Canadians were largely unmoved by the Edward Snowden leaks and the disclosure of mass surveillance programs like PRISM, with few showing any serious worries about domestic government surveillance in a poll by Abacus Data in June 2013. But now a new poll by Forum Research suggests Canadians are growing suspicious of the latest Conservative cyberbullying bill C–13, with most rejecting a piece of legislation many think is more about beefing up government surveillance powers than protecting teens from bullies.
The poll asked over 1400 Canadian adults if they agreed with the central provisions of the bill, with three quarters disagreeing with the Harper government, and just one in seven approving. Disapproval went across gender and social status.

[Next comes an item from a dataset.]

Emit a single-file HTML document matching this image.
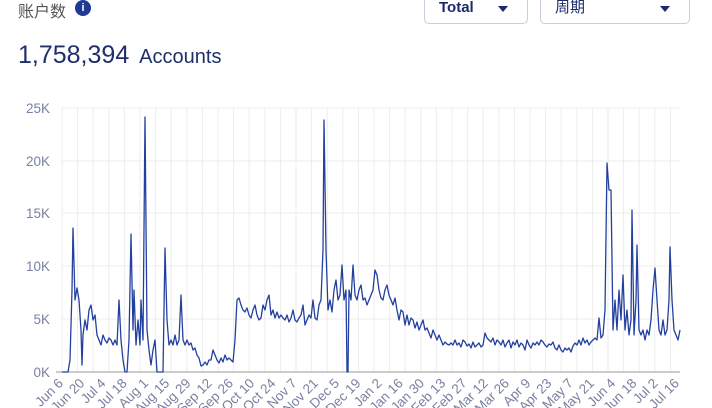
<!DOCTYPE html>
<html><head><meta charset="utf-8"><style>
body{margin:0;width:712px;height:408px;overflow:hidden;background:#fff;font-family:"Liberation Sans","Noto Sans CJK SC",sans-serif;}
.h{position:absolute;left:18px;top:-2px;font-size:16px;color:#555;}
.i{position:absolute;left:75px;top:0px;width:16px;height:16px;border-radius:50%;background:#1f3a93;color:#fff;font-size:11px;font-weight:bold;text-align:center;line-height:16px;}
.dd{position:absolute;top:-6px;height:30px;border:1px solid #ccd;border-radius:5px;box-sizing:border-box;font-size:15px;color:#1a2a6c;line-height:26px;padding-left:14px;}
.ar{position:absolute;top:11px;width:0;height:0;border-left:5px solid transparent;border-right:5px solid transparent;border-top:6px solid #1a2a6c;}
.t{position:absolute;left:18px;top:41px;color:#1f2f6a;font-size:25px;}
.t span{font-size:20px;margin-left:3px;}
</style></head><body>
<div class="h">账户数</div><div class="i">i</div>
<div class="dd" style="left:424px;width:104px;font-weight:bold;">Total<div class="ar" style="left:73px"></div></div>
<div class="dd" style="left:540px;width:150px;">周期<div class="ar" style="left:119px"></div></div>
<div class="t">1,758,394 <span>Accounts</span></div>
<svg width="712" height="408" style="position:absolute;left:0;top:0" font-family="Liberation Sans, sans-serif">
<g id="grid" stroke="#ececec" stroke-width="1"></g>
<g stroke="#ececec"><line x1="62" x2="680" y1="108" y2="108"/><line x1="62" x2="680" y1="161" y2="161"/><line x1="62" x2="680" y1="213" y2="213"/><line x1="62" x2="680" y1="266" y2="266"/><line x1="62" x2="680" y1="319" y2="319"/></g>
<line x1="56" x2="680" y1="372" y2="372" stroke="#999"/>
<g font-size="13.5" fill="#7a80a0" text-anchor="end">
<text x="50" y="113">25K</text><text x="50" y="166">20K</text><text x="50" y="218">15K</text><text x="50" y="271">10K</text><text x="50" y="324">5K</text><text x="50" y="377">0K</text></g>
<g id="xl" font-size="13.5" fill="#7a80a0" text-anchor="end"></g>
<polyline fill="none" stroke="#2340a0" stroke-width="1.3" stroke-linejoin="round" points="62,372 68,372 70,360 72,290 73,228 75,300 77,288 79,300 81,330 82,365 83,335 85,320 87,330 89,310 91,305 93,320 95,315 97,335 99,340 101,345 103,335 105,340 107,343 109,338 111,340 113,345 115,340 117,345 119,300 121,340 123,360 125,372 127,372 129,340 131,234 133,330 134,290 136,345 138,320 140,345 141,300 143,340 145,117 147,330 149,350 151,365 153,350 155,340 157,372 159,372 161,372 163,372 165,248 167,320 169,345 171,340 173,345 175,335 177,345 179,340 181,295 183,340 185,345 187,340 189,345 191,343 193,350 195,348 197,355 199,358 201,366 203,365 205,362 207,365 209,360 211,360 213,350 215,355 217,360 219,363 221,358 223,362 225,355 227,360 229,358 231,360 233,362 235,340 237,300 239,298 241,305 243,310 245,312 247,308 249,315 251,318 253,310 255,305 257,315 259,320 261,318 263,305 265,310 267,300 269,295 271,315 273,310 275,318 277,312 279,318 281,315 283,318 285,320 287,315 289,322 291,318 293,310 295,320 297,322 299,318 301,315 303,305 305,325 307,320 309,315 311,318 313,300 315,318 317,320 319,305 321,300 323,250 324,120 326,250 328,310 330,300 332,312 334,290 336,280 338,300 340,295 342,265 344,300 346,290 347,372 348,372 349,290 351,300 353,265 355,295 357,300 359,290 361,285 363,300 365,298 367,305 369,300 371,295 373,290 375,270 377,275 379,290 381,298 383,300 385,290 387,285 389,295 391,300 393,305 395,298 397,310 399,320 401,310 403,312 405,325 407,315 409,325 411,318 413,320 415,328 417,322 419,330 421,325 423,320 425,330 427,328 429,333 431,338 433,330 435,335 437,340 439,335 441,340 443,345 445,342 447,344 449,345 451,343 453,345 455,340 457,345 459,343 461,347 463,340 465,342 467,346 469,344 471,348 473,342 475,347 477,345 479,343 481,347 483,345 485,333 487,338 489,340 491,342 493,338 495,345 497,340 499,342 501,345 503,340 505,347 507,343 509,340 511,348 513,342 515,345 517,340 519,347 521,343 523,345 525,350 527,340 529,345 531,348 533,343 535,345 537,342 539,345 541,340 543,342 545,345 547,347 549,344 551,345 553,342 555,348 557,350 559,345 561,350 563,352 565,348 567,350 569,348 571,352 573,346 575,343 577,345 579,340 581,345 583,338 585,343 587,340 589,345 591,342 593,340 595,338 597,340 599,318 601,338 603,335 605,310 607,163 609,190 611,190 613,330 615,300 617,330 619,290 621,320 623,275 625,330 627,310 629,335 631,320 632,210 634,335 636,300 637,245 639,330 641,335 643,330 645,340 647,330 649,335 651,320 653,290 655,268 657,300 659,330 661,335 663,320 665,335 667,330 669,300 670,247 672,300 674,330 676,335 678,340 680,330"/>
</svg>
<script>
var g=document.getElementById('grid'),s='';
for(var x=62;x<=680;x+=15.6)s+='<line x1="'+x+'" x2="'+x+'" y1="108" y2="372"/>';
g.innerHTML=s;
var L="Jun 6,Jun 20,Jul 4,Jul 18,Aug 1,Aug 15,Aug 29,Sep 12,Sep 26,Oct 10,Oct 24,Nov 7,Nov 21,Dec 5,Dec 19,Jan 2,Jan 16,Jan 30,Feb 13,Feb 27,Mar 12,Mar 26,Apr 9,Apr 23,May 7,May 21,Jun 4,Jun 18,Jul 2,Jul 16".split(','),t='';
for(var i=0;i<L.length;i++){var x=(64+i*21.24).toFixed(1);t+='<text transform="translate('+x+',384) rotate(-45)">'+L[i]+'</text>';}
document.getElementById('xl').innerHTML=t;
</script>
</body></html>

“I think that the survey demonstrates, once again, that Canadians are very interested in privacy issues,” said Christopher Parsons, a postdoctoral fellow at the Citizen Lab, a group that monitors surveillance issues.
“The fact that there is such low support for C–13, even amongst Conservative voters, speaks to the partisanship that the current government has demonstrated in trying to advance the legislation,“ he said.
To Parsons, the poll is reflective of Canadians growing interest with privacy issues. He thinks Canadians expect there to be legitimate checks and balances on government intelligence-gathering powers, with C–13 sorely lacking even the most basic oversight mechanisms.